* **GIVEN DATA**
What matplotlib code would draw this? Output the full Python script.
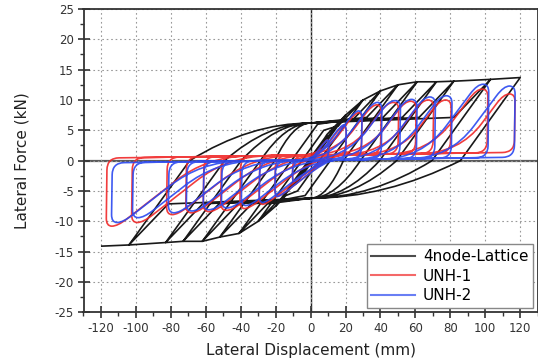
"""Cyclic lateral force-displacement comparison: 4node-Lattice model vs UNH tests."""

import matplotlib
matplotlib.use("Agg")
import matplotlib.pyplot as plt
from matplotlib.path import Path
from matplotlib.patches import PathPatch
from matplotlib.lines import Line2D
from matplotlib.ticker import MultipleLocator

plt.rcParams["font.family"] = ["DejaVu Sans"]
plt.rcParams["axes.unicode_minus"] = False

# ── Data (cycle peaks, mm / kN) ──────────────────────────────────────────────
LATTICE_POS_DISP = [10, 20, 30, 40, 50, 61, 72, 82, 103, 120]
LATTICE_POS_FORCE = [4.0, 7.5, 10.0, 11.5, 12.5, 13.0, 13.0, 13.1, 13.4, 13.7]
LATTICE_NEG_DISP = [-10, -20, -30, -41, -52, -62, -73, -83, -104, -120]
LATTICE_NEG_FORCE = [-4.0, -7.5, -10.0, -12.0, -12.6, -13.3, -13.3, -13.5, -13.9, -14.1]
LATTICE_PINCH_FORCE = 6.2

UNH1_POS_DISP = [10, 20, 29, 40, 50, 60, 70, 80, 101, 116.6]
UNH1_POS_FORCE = [3.0, 5.3, 7.5, 8.8, 9.2, 9.4, 9.6, 9.6, 11.4, 10.6]
UNH1_NEG_DISP = [-10, -20, -29, -40, -51, -61, -71, -82, -102, -116.5]
UNH1_NEG_FORCE = [-3.0, -5.5, -6.8, -7.5, -7.8, -8.0, -8.2, -8.5, -9.8, -10.4]
UNH1_SLIP_FORCE = 0.9      # force along the pinched plateau at zero displacement

UNH2_POS_DISP = [10, 20, 29, 40.4, 51, 60.5, 71, 80.5, 101.5, 116.6]
UNH2_POS_FORCE = [3.0, 5.5, 7.8, 9.2, 9.5, 9.7, 10.1, 10.3, 12.2, 11.9]
UNH2_NEG_DISP = [-10, -20, -29, -39.2, -50.6, -61, -70.7, -81, -101.5, -113.5]
UNH2_NEG_FORCE = [-3.0, -5.5, -6.5, -7.0, -7.4, -7.7, -7.9, -8.2, -9.0, -9.8]
UNH2_SLIP_FORCE = 0.1

X_TICKS = list(range(-120, 121, 20))
Y_TICKS = list(range(-25, 26, 5))

# ── Style ────────────────────────────────────────────────────────────────────
_LATTICE_COLOR = "#000000"
_UNH1_COLOR = "#f02828"
_UNH2_COLOR = "#2a48f0"
_PX_PER_MM = 1.747
_PX_PER_KN = 6.06


def _lattice_path(pos_d, pos_f, neg_d, neg_f, pinch, k_unload=0.4, k_reload=0.3):
    """Pinched loops of the lattice model, built from the cycle peaks."""
    verts = [(0.0, 0.0)]
    codes = [Path.MOVETO]

    def line(p):
        verts.append(p)
        codes.append(Path.LINETO)

    def curve(c, p):
        verts.extend([c, p])
        codes.extend([Path.CURVE3, Path.CURVE3])

    def half(tip_from, target, prev, s):
        pos_x = 0.0
        level = pinch
        if tip_from is not None:
            xt, ft = tip_from
            level = min(pinch, 0.5 * abs(ft))
            xz = xt + s * abs(ft) / k_unload
            xm = xz + s * level / k_unload
            if s * xm < 0:
                line((xz, 0.0))
                curve((xz * 0.5, s * level), (0.0, s * level))
                pos_x = 0.0
            else:
                line((xm, s * level))
                pos_x = xm
        if prev is None:
            line(target)
            return
        level2 = level * 1.15
        x2 = prev[0] - s * (abs(prev[1]) - level2) / k_reload
        if s * (x2 - pos_x) > 0:
            line((x2, s * level2))
        line(prev)
        line(target)

    prev_p = prev_n = None
    for dp, fp, dn, fn in zip(pos_d, pos_f, neg_d, neg_f):
        half(prev_n, (dp, fp), prev_p, +1)
        half((dp, fp), (dn, fn), prev_n, -1)
        prev_p, prev_n = (dp, fp), (dn, fn)
    return Path(verts, codes)


def _rounded_path(corners, radii):
    """Polyline through the corners, each corner rounded by a quadratic Bezier."""
    verts = [corners[0]]
    codes = [Path.MOVETO]
    for i in range(1, len(corners) - 1):
        ax_, ay = corners[i - 1]
        cx, cy = corners[i]
        bx, by = corners[i + 1]
        r = radii[i]
        da = (((cx - ax_) * _PX_PER_MM) ** 2 + ((cy - ay) * _PX_PER_KN) ** 2) ** 0.5
        db = (((cx - bx) * _PX_PER_MM) ** 2 + ((cy - by) * _PX_PER_KN) ** 2) ** 0.5
        ta = min(r / da, 0.5) if da > 0 else 0
        tb = min(r / db, 0.5) if db > 0 else 0
        verts.append((cx + (ax_ - cx) * ta, cy + (ay - cy) * ta))
        codes.append(Path.LINETO)
        verts.extend([(cx, cy), (cx + (bx - cx) * tb, cy + (by - cy) * tb)])
        codes.extend([Path.CURVE3, Path.CURVE3])
    verts.append(corners[-1])
    codes.append(Path.LINETO)
    return Path(verts, codes)


def _pinched_loops(pos_d, pos_f, neg_d, neg_f, slip, tilt=0.004, k_pos=0.38, k_neg=0.22):
    """Strongly pinched test loops: slip plateau, loading diagonal, stiff unloading."""
    def lev(x):
        return slip + tilt * x

    corners = [(0.0, lev(0.0))]
    radii = [0]
    for dp, fp, dn, fn in zip(pos_d, pos_f, neg_d, neg_f):
        wp = min(6.0, 0.12 * dp)          # width of the rounded crown
        wn = min(6.0, 0.12 * abs(dn))
        fpc = fp + 0.4
        fnc = fn - 0.4
        x0 = dp - wp - (fpc - lev(dp)) / k_pos
        x0n = dn + wn + (lev(dn) - fnc) / k_neg
        corners += [(x0, lev(x0)), (dp - wp, fpc), (dp + 0.5, fpc), (dp, lev(dp)),
                    (x0n, lev(x0n)), (dn + wn, fnc), (dn - 0.5, fnc), (dn, lev(dn))]
        radii += [40, 12, 8, 12, 40, 12, 8, 12]
    corners.append((0.0, lev(0.0)))
    radii.append(0)
    return _rounded_path(corners, radii)


fig = plt.figure(figsize=(5.38, 3.63), dpi=100)
ax = fig.add_axes([83.5 / 538, 1 - 312.3 / 363, (537.7 - 83.5) / 538, (312.3 - 9) / 363])

ax.axhline(0, color="#5a5a5a", lw=1.6, zorder=1.5)
ax.axvline(0, color="#222222", lw=1.0, zorder=1.5)

series = [
    (_lattice_path(LATTICE_POS_DISP, LATTICE_POS_FORCE, LATTICE_NEG_DISP,
                   LATTICE_NEG_FORCE, LATTICE_PINCH_FORCE), _LATTICE_COLOR, "4node-Lattice"),
    (_pinched_loops(UNH1_POS_DISP, UNH1_POS_FORCE, UNH1_NEG_DISP, UNH1_NEG_FORCE,
                    UNH1_SLIP_FORCE), _UNH1_COLOR, "UNH-1"),
    (_pinched_loops(UNH2_POS_DISP, UNH2_POS_FORCE, UNH2_NEG_DISP, UNH2_NEG_FORCE,
                    UNH2_SLIP_FORCE), _UNH2_COLOR, "UNH-2"),
]
handles = []
for z, (path, color, label) in enumerate(series):
    ax.add_patch(PathPatch(path, fill=False, edgecolor=color, lw=1.2,
                           alpha=0.9, zorder=3 + z, joinstyle="round"))
    handles.append(Line2D([], [], color=color, lw=1.5, alpha=0.7, label=label))

ax.set_xlim(-130, 130)
ax.set_ylim(-25, 25)
ax.set_xticks(X_TICKS)
ax.set_yticks(Y_TICKS)
ax.xaxis.set_minor_locator(MultipleLocator(10))
ax.yaxis.set_minor_locator(MultipleLocator(2.5))
ax.tick_params(which="major", direction="inout", length=8, width=1.2,
               color="#333333", labelsize=8.5, labelcolor="#333333", pad=3)
ax.tick_params(which="minor", direction="out", length=3, width=1.0, color="#333333")
ax.grid(which="major", color="#999999", linestyle=(0, (1.5, 2.5)), lw=0.8, zorder=0)
for sp in ax.spines.values():
    sp.set_color("#333333")
    sp.set_linewidth(1.3)

ax.set_xlabel("Lateral Displacement (mm)", fontsize=11, color="#222222", labelpad=6)
ax.set_ylabel("Lateral Force (kN)", fontsize=11, color="#222222", labelpad=18)

leg = ax.legend(handles=handles, loc="lower right", fontsize=11, frameon=True,
                fancybox=False, edgecolor="#888888", framealpha=1.0,
                handlelength=2.9, handletextpad=0.5, labelspacing=0.3,
                borderaxespad=0.3, borderpad=0.3)
leg.get_frame().set_linewidth(1.0)

fig.savefig("out.png", dpi=100)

* **GIVEN REQUEST**
Pictures are excluded; extract exactly the lines from the start of the data through the line that holds "force-displacement comparison: 4node-Lattice", both ends included.

* **RESPONSE TO THE TASK**
What matplotlib code would draw this? Output the full Python script.
"""Cyclic lateral force-displacement comparison: 4node-Lattice model vs UNH tests."""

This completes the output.